-- start EXCERPTED DATA --

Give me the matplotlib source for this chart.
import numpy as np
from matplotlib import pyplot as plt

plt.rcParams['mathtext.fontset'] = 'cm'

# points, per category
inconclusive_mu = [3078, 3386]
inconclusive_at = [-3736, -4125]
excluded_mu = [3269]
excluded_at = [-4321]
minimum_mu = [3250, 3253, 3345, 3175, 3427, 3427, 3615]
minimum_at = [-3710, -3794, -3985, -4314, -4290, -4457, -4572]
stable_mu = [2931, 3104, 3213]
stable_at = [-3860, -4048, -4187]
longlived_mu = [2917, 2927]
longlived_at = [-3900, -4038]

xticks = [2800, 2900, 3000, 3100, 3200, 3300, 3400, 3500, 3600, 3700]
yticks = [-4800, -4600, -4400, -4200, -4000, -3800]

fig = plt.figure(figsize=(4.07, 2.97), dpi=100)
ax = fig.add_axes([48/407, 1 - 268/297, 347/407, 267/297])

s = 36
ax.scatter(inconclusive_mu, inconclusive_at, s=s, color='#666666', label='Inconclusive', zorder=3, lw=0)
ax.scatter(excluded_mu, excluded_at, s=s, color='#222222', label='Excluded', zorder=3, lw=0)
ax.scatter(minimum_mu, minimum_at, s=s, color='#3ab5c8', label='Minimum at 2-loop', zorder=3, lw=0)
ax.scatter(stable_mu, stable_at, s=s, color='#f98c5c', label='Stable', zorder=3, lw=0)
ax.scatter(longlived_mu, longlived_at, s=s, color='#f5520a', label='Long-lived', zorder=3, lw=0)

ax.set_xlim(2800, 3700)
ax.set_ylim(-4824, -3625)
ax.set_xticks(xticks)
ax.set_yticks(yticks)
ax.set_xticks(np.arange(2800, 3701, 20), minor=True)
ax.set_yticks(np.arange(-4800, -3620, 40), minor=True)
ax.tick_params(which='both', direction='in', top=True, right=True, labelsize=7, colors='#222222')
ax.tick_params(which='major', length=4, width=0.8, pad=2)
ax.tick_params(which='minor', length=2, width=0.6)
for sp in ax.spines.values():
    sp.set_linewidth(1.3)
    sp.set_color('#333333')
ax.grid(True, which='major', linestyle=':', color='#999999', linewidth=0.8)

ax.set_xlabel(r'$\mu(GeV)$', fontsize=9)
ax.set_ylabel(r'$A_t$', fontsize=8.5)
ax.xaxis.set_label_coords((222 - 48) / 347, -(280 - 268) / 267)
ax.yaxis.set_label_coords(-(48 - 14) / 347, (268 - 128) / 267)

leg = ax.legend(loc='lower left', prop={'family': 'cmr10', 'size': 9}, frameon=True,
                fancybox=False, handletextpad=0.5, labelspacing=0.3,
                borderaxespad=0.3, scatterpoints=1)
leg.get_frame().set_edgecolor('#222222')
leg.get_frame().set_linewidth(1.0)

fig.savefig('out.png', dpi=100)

-- end EXCERPTED DATA --
-- start EXCERPTED DATA --

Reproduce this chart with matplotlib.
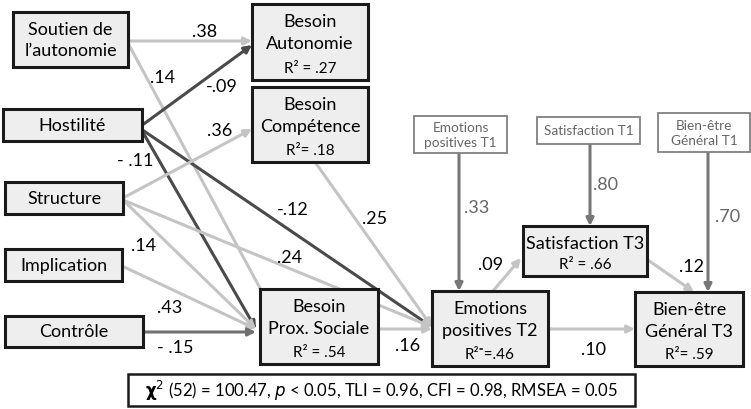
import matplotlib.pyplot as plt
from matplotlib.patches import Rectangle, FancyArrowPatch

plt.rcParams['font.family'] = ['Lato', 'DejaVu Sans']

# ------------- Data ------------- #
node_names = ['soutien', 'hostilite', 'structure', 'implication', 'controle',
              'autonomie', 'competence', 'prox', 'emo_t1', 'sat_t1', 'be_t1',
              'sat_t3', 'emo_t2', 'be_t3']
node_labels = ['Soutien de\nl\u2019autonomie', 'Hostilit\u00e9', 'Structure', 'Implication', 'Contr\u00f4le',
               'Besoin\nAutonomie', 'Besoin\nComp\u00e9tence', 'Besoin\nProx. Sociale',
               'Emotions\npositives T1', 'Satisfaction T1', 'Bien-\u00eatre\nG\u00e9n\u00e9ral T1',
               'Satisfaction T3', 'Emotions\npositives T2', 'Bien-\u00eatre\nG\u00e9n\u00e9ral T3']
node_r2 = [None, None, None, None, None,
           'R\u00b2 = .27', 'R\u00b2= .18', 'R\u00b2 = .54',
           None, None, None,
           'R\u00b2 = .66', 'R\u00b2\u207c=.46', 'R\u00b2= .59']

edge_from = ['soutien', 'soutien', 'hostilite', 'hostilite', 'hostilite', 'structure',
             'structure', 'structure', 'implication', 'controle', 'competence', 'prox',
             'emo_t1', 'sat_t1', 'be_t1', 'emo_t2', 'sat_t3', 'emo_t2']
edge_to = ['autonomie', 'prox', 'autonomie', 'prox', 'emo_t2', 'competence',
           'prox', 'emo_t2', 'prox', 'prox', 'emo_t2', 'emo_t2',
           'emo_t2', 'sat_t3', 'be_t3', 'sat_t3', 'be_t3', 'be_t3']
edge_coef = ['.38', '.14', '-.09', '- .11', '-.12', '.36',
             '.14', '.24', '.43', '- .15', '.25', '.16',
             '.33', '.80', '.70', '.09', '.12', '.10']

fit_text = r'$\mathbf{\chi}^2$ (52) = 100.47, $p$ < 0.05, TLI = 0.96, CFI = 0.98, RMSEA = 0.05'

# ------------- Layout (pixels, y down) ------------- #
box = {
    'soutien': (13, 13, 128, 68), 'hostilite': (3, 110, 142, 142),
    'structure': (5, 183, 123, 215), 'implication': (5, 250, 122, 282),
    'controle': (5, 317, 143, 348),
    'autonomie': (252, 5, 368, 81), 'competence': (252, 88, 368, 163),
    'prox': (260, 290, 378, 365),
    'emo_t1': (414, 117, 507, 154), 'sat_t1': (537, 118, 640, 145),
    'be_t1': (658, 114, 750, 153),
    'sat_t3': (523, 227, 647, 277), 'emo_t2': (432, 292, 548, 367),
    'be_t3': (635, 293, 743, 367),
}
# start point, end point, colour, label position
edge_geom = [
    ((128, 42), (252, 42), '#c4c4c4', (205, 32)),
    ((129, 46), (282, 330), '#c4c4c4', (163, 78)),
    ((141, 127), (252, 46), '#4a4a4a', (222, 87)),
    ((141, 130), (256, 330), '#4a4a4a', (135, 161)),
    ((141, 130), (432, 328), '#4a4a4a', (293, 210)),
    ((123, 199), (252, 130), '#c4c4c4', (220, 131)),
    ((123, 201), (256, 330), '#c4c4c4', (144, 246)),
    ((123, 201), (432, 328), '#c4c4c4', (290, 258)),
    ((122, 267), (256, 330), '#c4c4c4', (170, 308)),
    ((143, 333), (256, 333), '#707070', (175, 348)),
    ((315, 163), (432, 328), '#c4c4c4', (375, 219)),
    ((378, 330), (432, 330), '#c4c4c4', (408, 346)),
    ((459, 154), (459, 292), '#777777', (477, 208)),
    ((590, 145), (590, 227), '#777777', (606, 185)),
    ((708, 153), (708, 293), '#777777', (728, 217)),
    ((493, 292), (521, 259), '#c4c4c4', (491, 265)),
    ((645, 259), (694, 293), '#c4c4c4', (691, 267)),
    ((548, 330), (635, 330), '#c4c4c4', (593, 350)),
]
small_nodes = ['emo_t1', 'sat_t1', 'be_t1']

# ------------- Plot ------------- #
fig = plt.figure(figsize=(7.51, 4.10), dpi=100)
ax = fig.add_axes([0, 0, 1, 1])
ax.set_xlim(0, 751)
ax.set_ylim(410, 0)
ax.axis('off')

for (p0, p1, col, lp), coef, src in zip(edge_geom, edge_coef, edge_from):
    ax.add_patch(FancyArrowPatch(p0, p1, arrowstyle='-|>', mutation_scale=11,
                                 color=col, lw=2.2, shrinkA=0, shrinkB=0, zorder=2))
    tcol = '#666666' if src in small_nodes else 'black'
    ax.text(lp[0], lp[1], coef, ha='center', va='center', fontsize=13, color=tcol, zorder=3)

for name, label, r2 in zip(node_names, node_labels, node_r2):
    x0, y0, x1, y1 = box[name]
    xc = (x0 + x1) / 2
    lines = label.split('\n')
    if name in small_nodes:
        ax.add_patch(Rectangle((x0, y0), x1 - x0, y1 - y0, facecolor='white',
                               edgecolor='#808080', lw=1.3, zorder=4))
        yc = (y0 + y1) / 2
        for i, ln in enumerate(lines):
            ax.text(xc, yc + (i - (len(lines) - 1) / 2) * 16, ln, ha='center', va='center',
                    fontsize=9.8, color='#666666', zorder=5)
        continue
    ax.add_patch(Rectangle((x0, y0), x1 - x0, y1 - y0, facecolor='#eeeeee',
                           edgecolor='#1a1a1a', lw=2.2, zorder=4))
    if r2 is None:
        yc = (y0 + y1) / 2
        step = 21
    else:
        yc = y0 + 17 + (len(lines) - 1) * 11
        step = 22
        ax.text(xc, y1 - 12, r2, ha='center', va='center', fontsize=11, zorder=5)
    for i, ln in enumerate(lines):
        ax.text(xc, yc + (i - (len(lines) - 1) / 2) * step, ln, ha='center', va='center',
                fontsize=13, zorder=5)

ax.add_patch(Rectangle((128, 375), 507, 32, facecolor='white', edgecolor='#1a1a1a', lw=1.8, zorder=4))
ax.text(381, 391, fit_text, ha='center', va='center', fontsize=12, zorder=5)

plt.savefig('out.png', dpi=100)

-- end EXCERPTED DATA --
-- start EXCERPTED DATA --

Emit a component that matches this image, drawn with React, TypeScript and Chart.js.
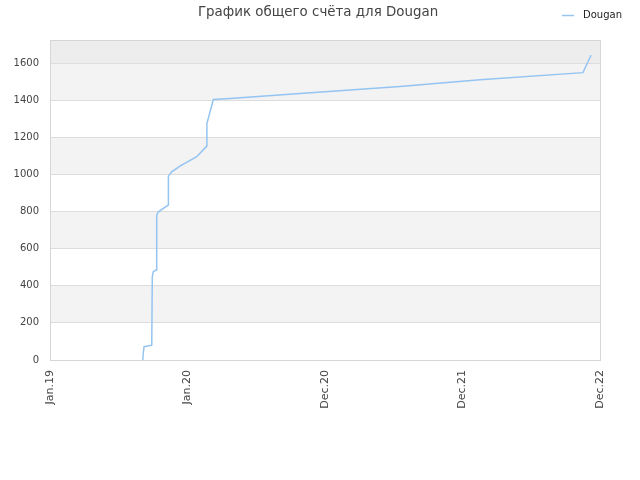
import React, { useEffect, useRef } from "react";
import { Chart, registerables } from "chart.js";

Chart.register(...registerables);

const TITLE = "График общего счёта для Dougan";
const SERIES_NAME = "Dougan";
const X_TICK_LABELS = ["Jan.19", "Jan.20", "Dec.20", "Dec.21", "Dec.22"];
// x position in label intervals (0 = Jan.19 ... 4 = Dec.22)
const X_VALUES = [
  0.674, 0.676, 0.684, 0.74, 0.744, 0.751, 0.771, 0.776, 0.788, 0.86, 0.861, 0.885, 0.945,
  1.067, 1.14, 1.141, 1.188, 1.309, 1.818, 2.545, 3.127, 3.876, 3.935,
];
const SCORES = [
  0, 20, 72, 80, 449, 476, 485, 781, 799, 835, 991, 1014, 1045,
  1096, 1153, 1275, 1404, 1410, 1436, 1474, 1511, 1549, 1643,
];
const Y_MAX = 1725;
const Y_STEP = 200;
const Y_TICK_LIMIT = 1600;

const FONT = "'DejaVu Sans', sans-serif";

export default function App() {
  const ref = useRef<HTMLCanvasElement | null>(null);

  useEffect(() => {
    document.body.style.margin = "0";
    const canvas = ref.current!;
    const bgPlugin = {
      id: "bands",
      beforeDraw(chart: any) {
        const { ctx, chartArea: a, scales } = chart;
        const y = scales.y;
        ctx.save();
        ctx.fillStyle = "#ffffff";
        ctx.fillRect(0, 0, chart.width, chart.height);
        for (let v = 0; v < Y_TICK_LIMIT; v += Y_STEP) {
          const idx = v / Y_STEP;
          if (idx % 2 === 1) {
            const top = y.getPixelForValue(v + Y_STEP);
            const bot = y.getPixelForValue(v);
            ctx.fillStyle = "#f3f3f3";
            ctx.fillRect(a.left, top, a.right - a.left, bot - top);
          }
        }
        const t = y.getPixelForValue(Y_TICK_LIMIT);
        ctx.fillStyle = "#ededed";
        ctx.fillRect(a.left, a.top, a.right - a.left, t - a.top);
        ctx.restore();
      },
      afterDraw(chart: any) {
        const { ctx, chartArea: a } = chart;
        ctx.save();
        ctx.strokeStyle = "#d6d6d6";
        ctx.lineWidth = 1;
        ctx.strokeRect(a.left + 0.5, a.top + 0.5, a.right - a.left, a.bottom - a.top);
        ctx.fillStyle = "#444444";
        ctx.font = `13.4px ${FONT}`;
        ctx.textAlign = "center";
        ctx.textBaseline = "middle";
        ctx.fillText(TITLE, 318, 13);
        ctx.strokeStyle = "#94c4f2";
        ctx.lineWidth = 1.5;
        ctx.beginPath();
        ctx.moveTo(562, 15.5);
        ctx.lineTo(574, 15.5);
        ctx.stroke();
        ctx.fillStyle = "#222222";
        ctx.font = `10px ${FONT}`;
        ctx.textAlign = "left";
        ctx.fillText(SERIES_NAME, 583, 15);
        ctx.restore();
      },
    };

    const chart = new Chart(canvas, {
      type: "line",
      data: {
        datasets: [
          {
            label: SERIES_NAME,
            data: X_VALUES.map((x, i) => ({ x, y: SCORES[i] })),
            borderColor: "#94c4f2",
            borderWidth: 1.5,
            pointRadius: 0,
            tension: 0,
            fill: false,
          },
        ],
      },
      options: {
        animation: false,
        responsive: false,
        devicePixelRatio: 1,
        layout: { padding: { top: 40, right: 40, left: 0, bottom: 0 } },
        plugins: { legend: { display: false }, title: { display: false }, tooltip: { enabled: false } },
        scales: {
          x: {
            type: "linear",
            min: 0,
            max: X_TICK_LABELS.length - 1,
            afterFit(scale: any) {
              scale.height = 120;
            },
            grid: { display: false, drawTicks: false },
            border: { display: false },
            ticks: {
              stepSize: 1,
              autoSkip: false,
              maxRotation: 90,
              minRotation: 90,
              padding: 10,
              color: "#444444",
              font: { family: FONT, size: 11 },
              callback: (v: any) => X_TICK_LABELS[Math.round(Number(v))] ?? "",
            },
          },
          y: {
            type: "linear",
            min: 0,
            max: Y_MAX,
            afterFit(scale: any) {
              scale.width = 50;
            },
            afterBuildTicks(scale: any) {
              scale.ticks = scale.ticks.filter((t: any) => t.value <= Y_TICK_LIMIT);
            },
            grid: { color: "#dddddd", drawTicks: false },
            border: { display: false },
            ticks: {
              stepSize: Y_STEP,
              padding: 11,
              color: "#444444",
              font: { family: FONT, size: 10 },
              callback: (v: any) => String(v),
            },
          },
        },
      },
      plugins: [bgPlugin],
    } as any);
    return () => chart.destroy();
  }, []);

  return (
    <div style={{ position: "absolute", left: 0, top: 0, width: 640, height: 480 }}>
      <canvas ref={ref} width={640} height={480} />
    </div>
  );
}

-- end EXCERPTED DATA --

**EXERCISE DIRECTIONS:**
Copy every line of the listing where the word "matplotlib" appears.

**WRITTEN REPLY:**
Give me the matplotlib source for this chart.
from matplotlib import pyplot as plt
Reproduce this chart with matplotlib.
import matplotlib.pyplot as plt
from matplotlib.patches import Rectangle, FancyArrowPatch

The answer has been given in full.